──────── Material provided
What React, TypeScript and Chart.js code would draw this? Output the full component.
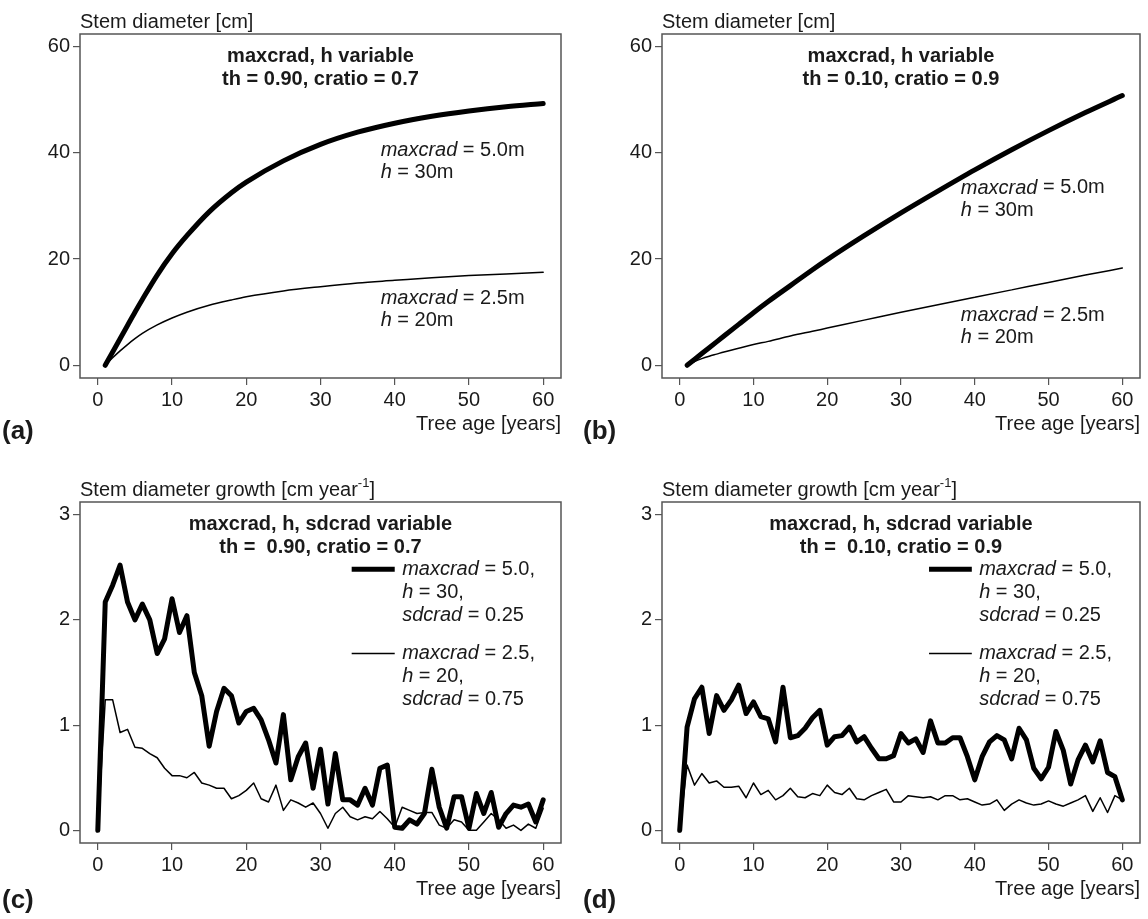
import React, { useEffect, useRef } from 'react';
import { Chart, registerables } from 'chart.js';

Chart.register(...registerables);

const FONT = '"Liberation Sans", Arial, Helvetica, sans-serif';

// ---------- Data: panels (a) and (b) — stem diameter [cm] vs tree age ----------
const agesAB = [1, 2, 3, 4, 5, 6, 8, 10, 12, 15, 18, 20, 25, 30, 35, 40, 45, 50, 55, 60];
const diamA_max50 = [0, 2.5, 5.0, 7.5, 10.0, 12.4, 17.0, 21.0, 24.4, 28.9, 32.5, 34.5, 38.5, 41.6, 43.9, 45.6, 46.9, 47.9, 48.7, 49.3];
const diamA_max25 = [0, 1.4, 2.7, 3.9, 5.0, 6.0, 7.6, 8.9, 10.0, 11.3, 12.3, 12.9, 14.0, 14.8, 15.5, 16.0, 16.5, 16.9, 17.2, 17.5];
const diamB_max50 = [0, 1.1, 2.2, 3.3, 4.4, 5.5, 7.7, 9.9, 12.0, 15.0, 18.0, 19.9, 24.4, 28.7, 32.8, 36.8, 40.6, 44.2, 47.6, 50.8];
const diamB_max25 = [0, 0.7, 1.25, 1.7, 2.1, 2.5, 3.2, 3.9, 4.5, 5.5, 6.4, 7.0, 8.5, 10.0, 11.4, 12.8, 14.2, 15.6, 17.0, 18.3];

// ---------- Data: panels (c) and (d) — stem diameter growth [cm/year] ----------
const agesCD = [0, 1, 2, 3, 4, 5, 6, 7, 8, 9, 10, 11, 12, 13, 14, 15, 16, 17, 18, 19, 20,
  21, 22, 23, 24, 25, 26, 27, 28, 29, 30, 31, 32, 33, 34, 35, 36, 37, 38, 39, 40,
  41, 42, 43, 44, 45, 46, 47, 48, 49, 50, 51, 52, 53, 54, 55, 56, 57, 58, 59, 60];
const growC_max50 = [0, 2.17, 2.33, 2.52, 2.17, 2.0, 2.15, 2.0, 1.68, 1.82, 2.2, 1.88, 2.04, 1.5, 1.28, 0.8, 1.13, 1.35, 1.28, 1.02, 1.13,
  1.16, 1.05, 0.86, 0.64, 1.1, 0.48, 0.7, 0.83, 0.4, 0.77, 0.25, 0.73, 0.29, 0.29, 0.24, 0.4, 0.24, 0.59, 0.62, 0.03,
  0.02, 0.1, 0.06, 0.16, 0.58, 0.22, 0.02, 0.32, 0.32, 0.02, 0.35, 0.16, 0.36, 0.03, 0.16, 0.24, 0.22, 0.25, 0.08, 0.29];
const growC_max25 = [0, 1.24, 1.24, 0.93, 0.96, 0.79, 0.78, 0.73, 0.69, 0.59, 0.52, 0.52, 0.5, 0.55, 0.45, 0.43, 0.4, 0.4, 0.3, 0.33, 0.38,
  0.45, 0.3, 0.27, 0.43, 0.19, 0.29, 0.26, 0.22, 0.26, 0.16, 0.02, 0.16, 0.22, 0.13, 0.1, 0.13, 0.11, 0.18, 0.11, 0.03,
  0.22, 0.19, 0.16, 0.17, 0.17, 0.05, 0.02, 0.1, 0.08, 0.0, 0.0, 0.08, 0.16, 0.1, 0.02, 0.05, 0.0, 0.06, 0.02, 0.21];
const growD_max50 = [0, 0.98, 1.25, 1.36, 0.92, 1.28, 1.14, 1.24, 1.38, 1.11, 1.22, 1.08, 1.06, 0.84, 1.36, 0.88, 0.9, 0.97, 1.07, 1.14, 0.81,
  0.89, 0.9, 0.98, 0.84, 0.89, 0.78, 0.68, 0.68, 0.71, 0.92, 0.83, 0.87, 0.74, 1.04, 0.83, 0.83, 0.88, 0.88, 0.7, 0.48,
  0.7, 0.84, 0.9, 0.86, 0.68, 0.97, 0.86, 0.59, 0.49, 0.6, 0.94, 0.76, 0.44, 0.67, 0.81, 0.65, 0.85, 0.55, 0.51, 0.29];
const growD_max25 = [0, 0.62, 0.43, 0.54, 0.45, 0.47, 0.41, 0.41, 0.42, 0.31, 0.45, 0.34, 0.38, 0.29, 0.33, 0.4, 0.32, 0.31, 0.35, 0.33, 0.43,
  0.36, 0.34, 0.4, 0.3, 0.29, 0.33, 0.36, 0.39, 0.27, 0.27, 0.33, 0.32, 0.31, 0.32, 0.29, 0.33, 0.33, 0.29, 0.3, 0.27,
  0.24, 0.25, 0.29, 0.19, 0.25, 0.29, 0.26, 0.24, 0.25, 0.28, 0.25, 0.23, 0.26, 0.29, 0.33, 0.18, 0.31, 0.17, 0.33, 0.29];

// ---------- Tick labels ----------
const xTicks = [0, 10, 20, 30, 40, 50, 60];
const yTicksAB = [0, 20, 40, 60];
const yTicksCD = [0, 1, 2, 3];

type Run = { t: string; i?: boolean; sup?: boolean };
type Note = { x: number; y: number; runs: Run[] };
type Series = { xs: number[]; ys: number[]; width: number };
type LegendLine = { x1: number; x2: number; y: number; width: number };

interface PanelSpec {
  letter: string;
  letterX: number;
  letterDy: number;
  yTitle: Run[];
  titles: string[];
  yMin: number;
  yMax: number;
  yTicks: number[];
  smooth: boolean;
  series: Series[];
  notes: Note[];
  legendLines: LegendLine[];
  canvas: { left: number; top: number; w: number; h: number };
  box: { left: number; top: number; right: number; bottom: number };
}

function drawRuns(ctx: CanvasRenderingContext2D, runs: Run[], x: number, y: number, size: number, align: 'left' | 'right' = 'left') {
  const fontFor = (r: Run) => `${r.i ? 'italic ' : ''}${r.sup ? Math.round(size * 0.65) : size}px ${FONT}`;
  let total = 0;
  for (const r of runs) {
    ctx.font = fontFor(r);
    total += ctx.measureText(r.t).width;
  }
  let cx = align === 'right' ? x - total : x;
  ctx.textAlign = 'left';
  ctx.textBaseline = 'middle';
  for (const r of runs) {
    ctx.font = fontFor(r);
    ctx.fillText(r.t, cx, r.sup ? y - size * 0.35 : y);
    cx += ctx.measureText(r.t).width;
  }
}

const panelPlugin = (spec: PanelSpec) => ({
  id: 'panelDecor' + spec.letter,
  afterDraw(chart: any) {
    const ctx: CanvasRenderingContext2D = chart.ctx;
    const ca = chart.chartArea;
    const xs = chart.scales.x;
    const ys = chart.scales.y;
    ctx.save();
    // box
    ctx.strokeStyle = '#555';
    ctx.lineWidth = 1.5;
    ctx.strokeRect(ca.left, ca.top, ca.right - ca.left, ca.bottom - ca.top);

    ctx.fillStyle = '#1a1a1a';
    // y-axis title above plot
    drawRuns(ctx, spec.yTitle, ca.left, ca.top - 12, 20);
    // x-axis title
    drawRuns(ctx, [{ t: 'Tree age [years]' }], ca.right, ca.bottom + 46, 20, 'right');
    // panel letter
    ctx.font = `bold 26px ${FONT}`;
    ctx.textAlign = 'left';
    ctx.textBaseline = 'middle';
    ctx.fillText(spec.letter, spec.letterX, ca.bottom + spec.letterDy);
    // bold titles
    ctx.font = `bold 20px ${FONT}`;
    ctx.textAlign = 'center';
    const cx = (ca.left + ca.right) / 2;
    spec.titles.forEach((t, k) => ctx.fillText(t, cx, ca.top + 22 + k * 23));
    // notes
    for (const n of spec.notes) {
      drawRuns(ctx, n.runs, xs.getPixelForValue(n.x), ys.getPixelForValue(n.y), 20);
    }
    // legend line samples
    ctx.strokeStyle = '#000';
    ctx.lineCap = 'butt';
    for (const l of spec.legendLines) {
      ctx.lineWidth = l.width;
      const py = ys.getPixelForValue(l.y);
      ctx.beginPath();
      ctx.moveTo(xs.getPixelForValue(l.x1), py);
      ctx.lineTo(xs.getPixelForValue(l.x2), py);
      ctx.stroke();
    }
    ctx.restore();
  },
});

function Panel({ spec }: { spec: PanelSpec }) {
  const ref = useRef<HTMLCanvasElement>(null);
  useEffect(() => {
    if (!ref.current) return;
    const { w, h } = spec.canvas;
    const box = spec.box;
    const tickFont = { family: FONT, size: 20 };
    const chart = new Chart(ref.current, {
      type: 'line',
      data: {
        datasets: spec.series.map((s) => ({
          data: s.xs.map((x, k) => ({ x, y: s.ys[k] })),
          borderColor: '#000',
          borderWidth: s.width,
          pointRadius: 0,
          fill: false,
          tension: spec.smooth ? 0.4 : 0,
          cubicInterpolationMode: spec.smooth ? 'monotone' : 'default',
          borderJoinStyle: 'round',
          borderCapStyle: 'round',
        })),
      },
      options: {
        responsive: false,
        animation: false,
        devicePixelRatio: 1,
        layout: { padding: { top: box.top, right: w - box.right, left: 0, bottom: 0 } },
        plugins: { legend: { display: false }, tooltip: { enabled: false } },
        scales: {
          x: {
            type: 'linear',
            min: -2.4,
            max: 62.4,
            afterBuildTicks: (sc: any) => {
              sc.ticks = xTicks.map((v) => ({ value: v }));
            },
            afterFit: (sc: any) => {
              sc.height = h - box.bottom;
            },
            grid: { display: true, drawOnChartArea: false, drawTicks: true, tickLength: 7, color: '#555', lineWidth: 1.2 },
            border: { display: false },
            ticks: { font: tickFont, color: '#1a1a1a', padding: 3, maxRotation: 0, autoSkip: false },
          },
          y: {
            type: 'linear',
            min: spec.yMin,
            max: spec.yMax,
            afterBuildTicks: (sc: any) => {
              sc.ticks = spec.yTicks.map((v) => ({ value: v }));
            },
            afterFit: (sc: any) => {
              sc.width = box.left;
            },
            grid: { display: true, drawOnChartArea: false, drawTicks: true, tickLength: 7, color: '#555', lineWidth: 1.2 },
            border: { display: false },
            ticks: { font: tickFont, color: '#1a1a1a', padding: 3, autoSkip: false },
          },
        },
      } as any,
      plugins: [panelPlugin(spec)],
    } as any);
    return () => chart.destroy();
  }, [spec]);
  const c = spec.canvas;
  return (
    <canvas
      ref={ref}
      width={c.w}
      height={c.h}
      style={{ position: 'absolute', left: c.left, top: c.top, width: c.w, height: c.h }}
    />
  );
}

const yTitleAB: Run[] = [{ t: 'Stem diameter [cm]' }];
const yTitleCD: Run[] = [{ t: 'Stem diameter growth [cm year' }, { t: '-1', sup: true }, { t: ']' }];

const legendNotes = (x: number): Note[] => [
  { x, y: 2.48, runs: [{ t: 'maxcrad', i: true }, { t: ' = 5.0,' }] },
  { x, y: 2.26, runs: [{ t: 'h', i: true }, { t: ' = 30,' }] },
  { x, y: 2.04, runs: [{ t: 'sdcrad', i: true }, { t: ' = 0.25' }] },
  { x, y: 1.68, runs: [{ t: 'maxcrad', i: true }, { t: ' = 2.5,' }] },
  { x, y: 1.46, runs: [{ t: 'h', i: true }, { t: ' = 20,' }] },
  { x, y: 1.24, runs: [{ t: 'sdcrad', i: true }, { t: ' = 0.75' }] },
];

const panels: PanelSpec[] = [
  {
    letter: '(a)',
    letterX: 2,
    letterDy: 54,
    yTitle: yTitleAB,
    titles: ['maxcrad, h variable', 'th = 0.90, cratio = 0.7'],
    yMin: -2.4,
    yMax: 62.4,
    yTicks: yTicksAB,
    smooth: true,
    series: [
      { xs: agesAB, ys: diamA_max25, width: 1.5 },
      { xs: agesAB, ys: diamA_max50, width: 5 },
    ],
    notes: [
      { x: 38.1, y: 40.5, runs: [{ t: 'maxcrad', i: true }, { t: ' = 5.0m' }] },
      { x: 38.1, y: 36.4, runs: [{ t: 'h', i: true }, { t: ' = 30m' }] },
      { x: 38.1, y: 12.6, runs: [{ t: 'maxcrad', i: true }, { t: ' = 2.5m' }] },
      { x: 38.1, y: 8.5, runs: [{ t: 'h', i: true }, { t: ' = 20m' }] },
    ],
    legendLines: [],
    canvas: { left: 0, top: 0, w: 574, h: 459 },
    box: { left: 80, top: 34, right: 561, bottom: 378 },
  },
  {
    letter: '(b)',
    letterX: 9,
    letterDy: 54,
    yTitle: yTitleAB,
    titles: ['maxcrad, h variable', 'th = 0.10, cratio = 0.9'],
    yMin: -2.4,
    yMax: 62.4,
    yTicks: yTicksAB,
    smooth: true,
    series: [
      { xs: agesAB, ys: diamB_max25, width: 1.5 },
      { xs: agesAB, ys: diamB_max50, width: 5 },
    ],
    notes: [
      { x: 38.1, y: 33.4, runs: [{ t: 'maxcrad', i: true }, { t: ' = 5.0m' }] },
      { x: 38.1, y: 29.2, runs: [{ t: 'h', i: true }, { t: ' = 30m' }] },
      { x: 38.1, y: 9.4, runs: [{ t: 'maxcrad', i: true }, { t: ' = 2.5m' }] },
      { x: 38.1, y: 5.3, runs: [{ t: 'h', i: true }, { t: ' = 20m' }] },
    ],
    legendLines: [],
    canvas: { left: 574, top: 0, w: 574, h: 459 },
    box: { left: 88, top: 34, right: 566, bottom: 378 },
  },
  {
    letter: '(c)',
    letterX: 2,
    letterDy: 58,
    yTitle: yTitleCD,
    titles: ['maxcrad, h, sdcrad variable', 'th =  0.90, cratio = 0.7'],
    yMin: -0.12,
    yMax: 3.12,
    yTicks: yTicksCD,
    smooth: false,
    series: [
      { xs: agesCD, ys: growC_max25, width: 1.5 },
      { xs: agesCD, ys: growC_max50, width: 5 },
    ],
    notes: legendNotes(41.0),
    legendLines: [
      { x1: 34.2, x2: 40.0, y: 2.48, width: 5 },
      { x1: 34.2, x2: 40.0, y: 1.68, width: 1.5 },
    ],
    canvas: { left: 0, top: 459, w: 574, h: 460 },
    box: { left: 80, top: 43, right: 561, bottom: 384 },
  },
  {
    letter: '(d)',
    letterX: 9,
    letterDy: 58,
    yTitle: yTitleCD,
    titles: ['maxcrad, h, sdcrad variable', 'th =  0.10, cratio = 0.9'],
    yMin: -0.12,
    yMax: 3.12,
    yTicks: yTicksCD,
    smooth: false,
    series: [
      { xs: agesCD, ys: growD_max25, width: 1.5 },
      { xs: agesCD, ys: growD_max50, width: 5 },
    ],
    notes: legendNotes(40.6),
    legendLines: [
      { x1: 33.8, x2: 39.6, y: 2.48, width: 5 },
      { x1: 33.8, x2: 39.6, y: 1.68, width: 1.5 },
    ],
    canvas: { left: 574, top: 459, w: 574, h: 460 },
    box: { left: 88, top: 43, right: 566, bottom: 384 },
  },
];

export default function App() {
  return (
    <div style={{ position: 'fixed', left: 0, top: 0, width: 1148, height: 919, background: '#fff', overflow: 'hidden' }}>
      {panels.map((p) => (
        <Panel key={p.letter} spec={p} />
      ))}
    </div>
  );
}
────────────────
# What you should do:
Look at the listing and set down only the lines from its start through the line with "15.6, 17.0, 18.3];", word for word and without pictures.

# Task result:
What React, TypeScript and Chart.js code would draw this? Output the full component.
import React, { useEffect, useRef } from 'react';
import { Chart, registerables } from 'chart.js';

Chart.register(...registerables);

const FONT = '"Liberation Sans", Arial, Helvetica, sans-serif';

// ---------- Data: panels (a) and (b) — stem diameter [cm] vs tree age ----------
const agesAB = [1, 2, 3, 4, 5, 6, 8, 10, 12, 15, 18, 20, 25, 30, 35, 40, 45, 50, 55, 60];
const diamA_max50 = [0, 2.5, 5.0, 7.5, 10.0, 12.4, 17.0, 21.0, 24.4, 28.9, 32.5, 34.5, 38.5, 41.6, 43.9, 45.6, 46.9, 47.9, 48.7, 49.3];
const diamA_max25 = [0, 1.4, 2.7, 3.9, 5.0, 6.0, 7.6, 8.9, 10.0, 11.3, 12.3, 12.9, 14.0, 14.8, 15.5, 16.0, 16.5, 16.9, 17.2, 17.5];
const diamB_max50 = [0, 1.1, 2.2, 3.3, 4.4, 5.5, 7.7, 9.9, 12.0, 15.0, 18.0, 19.9, 24.4, 28.7, 32.8, 36.8, 40.6, 44.2, 47.6, 50.8];
const diamB_max25 = [0, 0.7, 1.25, 1.7, 2.1, 2.5, 3.2, 3.9, 4.5, 5.5, 6.4, 7.0, 8.5, 10.0, 11.4, 12.8, 14.2, 15.6, 17.0, 18.3];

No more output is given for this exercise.